The last two posts were about cooperation. Cooperation exists in all socio-economic systems. What matters is the way these two forces mix together.

The foundation of the free market is freedom. Free people are free to choose their relations. The result is that people free people end up competing on their ability to cooperate.

Not all cooperation is good. When Party A cooperates with Party B to exclude Party C from the market, they are engaged in an anti-market activity.

The word for this typle of activity is "collusion."

Please note. The problem here is not cooperation, but that they are engaged in antimarket activity. If Party A took it upon himself to exclude Party C from the market, then the activity is still negative.  When people cooperate in a promarket fashion they improve the competitive climate.

Classical thinkers sought to avoid paradox. Classical liberals realized that to preserve a free market one needs to actively prevent anti-market activities. The key to collusion is that the parties engaged in anti-market activity.

In contrast, let's look at the Wikipedia's definition of "collusion" [drawn 11/2/11]

"In the study of economics and market competition, collusion takes place within an industry when rival companies cooperate for their mutual benefit."
This definition labels any cooperation between competitors as collusion.
I wish to point out that this definition is both absurd and is anti-free market.

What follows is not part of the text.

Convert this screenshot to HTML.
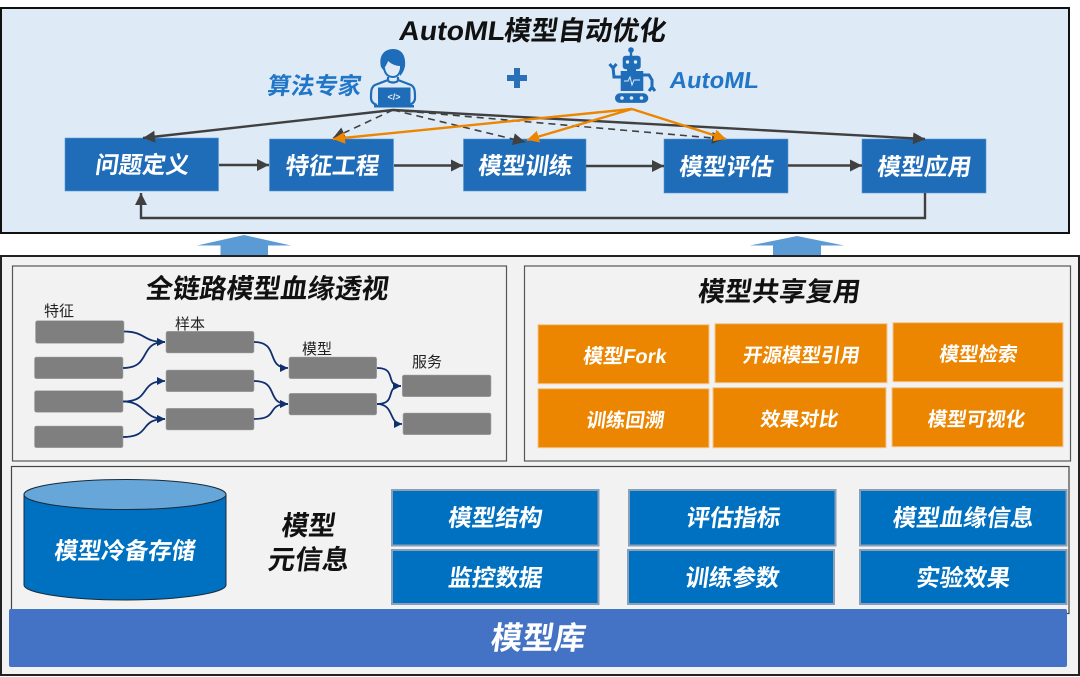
<!DOCTYPE html>
<html lang="zh">
<head>
<meta charset="utf-8">
<title>AutoML模型自动优化</title>
<style>
html,body{margin:0;padding:0;background:#fff;width:1080px;height:677px;overflow:hidden}
svg{display:block}
text{font-family:"Liberation Sans","Noto Sans CJK SC",sans-serif}
.t{font-weight:700;text-anchor:middle;transform-box:fill-box;transform-origin:center;transform:translateX(1.5px) skewX(-8deg)}
.w{fill:#fff}
.k{fill:#111}
.l{font-size:15px;fill:#222;font-weight:400}
.g{fill:#7f7f7f;stroke:#a8a8a8;stroke-width:.6}
.o{fill:#ec8500;stroke:#f3c58c;stroke-width:1}
.m{fill:#0070c0;stroke:#8a9fb8;stroke-width:2}
.b{fill:#1f6cb8;stroke:#5a97d2;stroke-width:.6}
.c{fill:none;stroke:#0f2f6e;stroke-width:1.8}
</style>
</head>
<body>
<svg width="1080" height="677" viewBox="0 0 1080 677" xmlns="http://www.w3.org/2000/svg">
<defs>
<marker id="ad" markerWidth="14" markerHeight="14" refX="12" refY="6" orient="auto" markerUnits="userSpaceOnUse"><path d="M0,0 L12,6 L0,12 Z" fill="#404040"/></marker>
<marker id="ao" markerWidth="14" markerHeight="14" refX="12" refY="6" orient="auto" markerUnits="userSpaceOnUse"><path d="M0,0 L12,6 L0,12 Z" fill="#ec8500"/></marker>
<marker id="an" markerWidth="9" markerHeight="9" refX="8" refY="4" orient="auto" markerUnits="userSpaceOnUse"><path d="M0,0 L8,4 L0,8 Z" fill="#0f2f6e"/></marker>
</defs>

<!-- top panel -->
<rect x="1" y="8" width="1068" height="225" fill="#deebf7" stroke="#111" stroke-width="2"/>
<text class="t k" x="451" y="40" font-size="27" textLength="106" lengthAdjust="spacingAndGlyphs">AutoML</text>
<text class="t k" x="584" y="40" font-size="27">模型自动优化</text>
<text class="t" x="313" y="94" font-size="23.5" fill="#2176c7">算法专家</text>
<text class="t" x="713" y="88" font-size="23" fill="#2176c7" textLength="89" lengthAdjust="spacingAndGlyphs">AutoML</text>

<!-- person icon -->
<g fill="#1f6cb8">
<path d="M381,67 C378,54 386,49 393,49 C402,49 406,56 405,66 C404,71 402,74 400,76 L400,66 C395,66 390,63 388,61 C387,65 384,67 384,71 Z"/>
<path d="M384,68 C385,74 388,77 393,77 C397,77 400,74 401,68" fill="none" stroke="#1f6cb8" stroke-width="2"/>
<path d="M388,77 L388,80 L375,85 C371,87 371,92 371,98 C371,102 374,104 377,105 M398,77 L398,80 L411,85 C415,87 415,92 415,98 C415,102 412,104 409,105 M388,81 C391,83 395,83 398,81" fill="none" stroke="#1f6cb8" stroke-width="2.200"/>
<rect x="378" y="87.500" width="32.500" height="17.500"/>
<rect x="374" y="105" width="40" height="2.500"/>
</g>
<text x="394" y="100" font-size="9" font-weight="700" fill="#deebf7" text-anchor="middle">&lt;/&gt;</text>

<!-- plus -->
<path d="M514,68 h6 v7 h7 v6 h-7 v7 h-6 v-7 h-7 v-6 h7 z" fill="#2a70b8"/>

<!-- robot icon -->
<g fill="#1f6cb8">
<circle cx="631" cy="50" r="2.800"/>
<rect x="629.800" y="50" width="2.400" height="6"/>
<rect x="622.700" y="55.700" width="18" height="13.600" rx="3"/>
<rect x="627" y="69" width="9" height="3"/>
<rect x="620.700" y="71" width="22.600" height="20"/>
<rect x="615" y="93.300" width="33.300" height="9.600" rx="4.800"/>
<path d="M621,77 L614,77 L613,67 M609.500,64 L613,68 L616.500,64" fill="none" stroke="#1f6cb8" stroke-width="3"/>
<path d="M643,75 L649,75 L652,80 L652,90 M649,91 L652,87 L655,91" fill="none" stroke="#1f6cb8" stroke-width="3"/>
</g>
<g fill="#deebf7"><circle cx="627.500" cy="62" r="1.700"/><circle cx="635.500" cy="62" r="1.700"/><circle cx="622" cy="98" r="1.800"/><circle cx="631.500" cy="98" r="1.800"/><circle cx="641.500" cy="98" r="1.800"/></g>
<path d="M624,81 h4 l2,-4 l2,8 l2,-5 h6" fill="none" stroke="#deebf7" stroke-width="1"/>

<!-- process boxes -->
<rect class="b" x="65" y="138" width="153.500" height="53"/>
<rect class="b" x="269.500" y="139" width="124" height="52"/>
<rect class="b" x="463.500" y="139" width="122.500" height="52"/>
<rect class="b" x="664" y="139" width="124" height="54"/>
<rect class="b" x="862" y="139" width="124" height="54"/>
<text class="t w" x="141" y="173" font-size="23.500">问题定义</text>
<text class="t w" x="331" y="174" font-size="23.500">特征工程</text>
<text class="t w" x="524" y="174" font-size="23.500">模型训练</text>
<text class="t w" x="725" y="175" font-size="23.500">模型评估</text>
<text class="t w" x="923" y="175" font-size="23.500">模型应用</text>

<!-- connectors -->
<g fill="none" stroke="#404040" stroke-width="2.400">
<path d="M219,165 L269,165" marker-end="url(#ad)"/>
<path d="M394,165.500 L463,165.500" marker-end="url(#ad)"/>
<path d="M586,166 L664,166" marker-end="url(#ad)"/>
<path d="M788,165.500 L862,165.500" marker-end="url(#ad)"/>
<path d="M925,193 L925,218 L141,218 L141,193" marker-end="url(#ad)"/>
<path d="M393,110 L143,138" marker-end="url(#ad)"/>
<path d="M393,110 L925,139" marker-end="url(#ad)"/>
<g stroke-width="1.600" stroke-dasharray="7 5">
<path d="M393,110 L333,138" marker-end="url(#ad)"/>
<path d="M393,110 L525,142" marker-end="url(#ad)"/>
<path d="M393,110 L724,139" marker-end="url(#ad)"/>
</g>
</g>
<g fill="none" stroke="#ec8500" stroke-width="2.400">
<path d="M632,109 L333,139" marker-end="url(#ao)"/>
<path d="M632,109 L527,140" marker-end="url(#ao)"/>
<path d="M632,109 L726,139" marker-end="url(#ao)"/>
</g>

<!-- up arrows -->
<path d="M244,235 L291,245.500 L268,245.500 L268,256 L220.500,256 L220.500,245.500 L197,245.500 Z" fill="#5b9bd5"/>
<path d="M797,236 L844,245.500 L821,245.500 L821,256 L773,256 L773,245.500 L750,245.500 Z" fill="#5b9bd5"/>

<!-- lower panel -->
<rect x="1" y="256" width="1078" height="419" fill="#f2f2f2" stroke="#222" stroke-width="2"/>
<rect x="12.500" y="266" width="494" height="195" fill="#f2f2f2" stroke="#555" stroke-width="1.200"/>
<rect x="524.500" y="266" width="546" height="195" fill="#f2f2f2" stroke="#555" stroke-width="1.200"/>
<rect x="11.500" y="466.500" width="1057.500" height="147" fill="#f2f2f2" stroke="#444" stroke-width="1.200"/>

<text class="t k" x="266" y="298" font-size="27">全链路模型血缘透视</text>
<text class="t k" x="778" y="301" font-size="27">模型共享复用</text>

<!-- lineage -->
<g class="g">
<rect x="35.500" y="320.700" width="88.500" height="22.600" rx="2"/>
<rect x="34.500" y="357" width="88.500" height="21.700" rx="2"/>
<rect x="34.500" y="390.700" width="88.500" height="21.600" rx="2"/>
<rect x="34.500" y="426" width="88.500" height="21.700" rx="2"/>
<rect x="166" y="331.300" width="88" height="21.700" rx="2"/>
<rect x="166" y="370" width="88" height="21.700" rx="2"/>
<rect x="166" y="408.300" width="88" height="21.700" rx="2"/>
<rect x="289" y="357" width="87.700" height="21.700" rx="2"/>
<rect x="289" y="393.300" width="87.700" height="21.700" rx="2"/>
<rect x="402.300" y="375" width="88.700" height="21.700" rx="2"/>
<rect x="403" y="413" width="88" height="21.700" rx="2"/>
</g>
<text class="l" x="44" y="316">特征</text>
<text class="l" x="175" y="329">样本</text>
<text class="l" x="302" y="354">模型</text>
<text class="l" x="412" y="367">服务</text>
<g class="c">
<path d="M124,331.500 C146,331.500 142,342 165,342" marker-end="url(#an)"/>
<path d="M123,368 C152,368 138,342 165,342" marker-end="url(#an)"/>
<path d="M123,401.500 C152,401.500 138,381 165,381" marker-end="url(#an)"/>
<path d="M123,401.500 C146,401.500 142,419 165,419" marker-end="url(#an)"/>
<path d="M123,437 C152,437 138,419 165,419" marker-end="url(#an)"/>
<path d="M254,342 C280,342 265,368 288,368" marker-end="url(#an)"/>
<path d="M254,381 C280,381 265,404 288,404" marker-end="url(#an)"/>
<path d="M254,419 C280,419 265,404 288,404" marker-end="url(#an)"/>
<path d="M377,368 C398,368 384,386 401,386" marker-end="url(#an)"/>
<path d="M377,404 C398,404 384,386 401,386" marker-end="url(#an)"/>
<path d="M377,404 C395,404 388,424 402,424" marker-end="url(#an)"/>
</g>

<!-- orange boxes -->
<rect class="o" x="538" y="324.700" width="171" height="59"/>
<rect class="o" x="715" y="323.700" width="172" height="59"/>
<rect class="o" x="893" y="322.700" width="170" height="59"/>
<rect class="o" x="538" y="388.700" width="171" height="59"/>
<rect class="o" x="713" y="387.700" width="173" height="60"/>
<rect class="o" x="892" y="387.700" width="171" height="59"/>
<text class="t w" x="623.500" y="363" font-size="20">模型Fork</text>
<text class="t w" x="800" y="362" font-size="19.500">开源模型引用</text>
<text class="t w" x="977" y="361" font-size="19.500">模型检索</text>
<text class="t w" x="624" y="427" font-size="19.500">训练回溯</text>
<text class="t w" x="798" y="426" font-size="19.500">效果对比</text>
<text class="t w" x="975" y="426" font-size="19.500">模型可视化</text>

<!-- cylinder -->
<path d="M24,494 L24,585 C24,593 69,600 125,600 C181,600 226,593 226,585 L226,494 Z" fill="#0070c0" stroke="#1a2a3a" stroke-width="1"/>
<ellipse cx="125" cy="494.500" rx="101" ry="15" fill="#66a6d9" stroke="#1a2a3a" stroke-width="1"/>
<text class="t w" x="123.500" y="559" font-size="23.500">模型冷备存储</text>

<text class="t k" x="307.500" y="535" font-size="27">模型</text>
<text class="t k" x="307.500" y="569" font-size="27">元信息</text>

<!-- meta boxes -->
<rect class="m" x="392" y="490" width="206.500" height="55.500"/>
<rect class="m" x="392" y="550" width="206.500" height="54"/>
<rect class="m" x="629" y="490" width="206.500" height="55.500"/>
<rect class="m" x="628" y="550" width="206" height="54"/>
<rect class="m" x="860" y="490" width="206.500" height="55.500"/>
<rect class="m" x="860" y="550" width="206.500" height="54"/>
<text class="t w" x="494" y="526" font-size="23.500">模型结构</text>
<text class="t w" x="494" y="586" font-size="23.500">监控数据</text>
<text class="t w" x="732" y="526" font-size="23.500">评估指标</text>
<text class="t w" x="731" y="586" font-size="23.500">训练参数</text>
<text class="t w" x="962" y="526" font-size="23.500">模型血缘信息</text>
<text class="t w" x="962" y="586" font-size="23.500">实验效果</text>

<!-- model store -->
<rect x="9" y="609" width="1058" height="58" rx="2" fill="#4472c4"/>
<text class="t w" x="537" y="649" font-size="31.500">模型库</text>
</svg>
</body>
</html>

It is absurd to say that two people in the same industry cannot associate with each other because they are "competitors." A capenter is likely to have other carpenters as friends, and these friendships are likely to be mutually beneficial.

This definition is also anti-market.

Remember the key to the free market is freedom of association. Carpenters are free to associate with other carpenters. Programmers are free to geek out with other programmers.

When people of the same profession associate, they engage in mutually beneficial activities such as discussing best practices and industry standards.

Labeling cooperation among competitors as collusion is absurd. In a free society, people are free to have relations with other people ... even people in the same industry.

True collusion only occurs when groups engage in activities that activities that deny the rights of others. Professionals discussing best practices, standards and billing practices is not collusion. Price fixing is collusion because it denies consumers the right to negotiate price. Any activity to deny people market access is collusion.

The free market is a cooperative structure in which people are free to form their own associations.

Proponents of the free market must find ways to counter the false images projected onto freedom.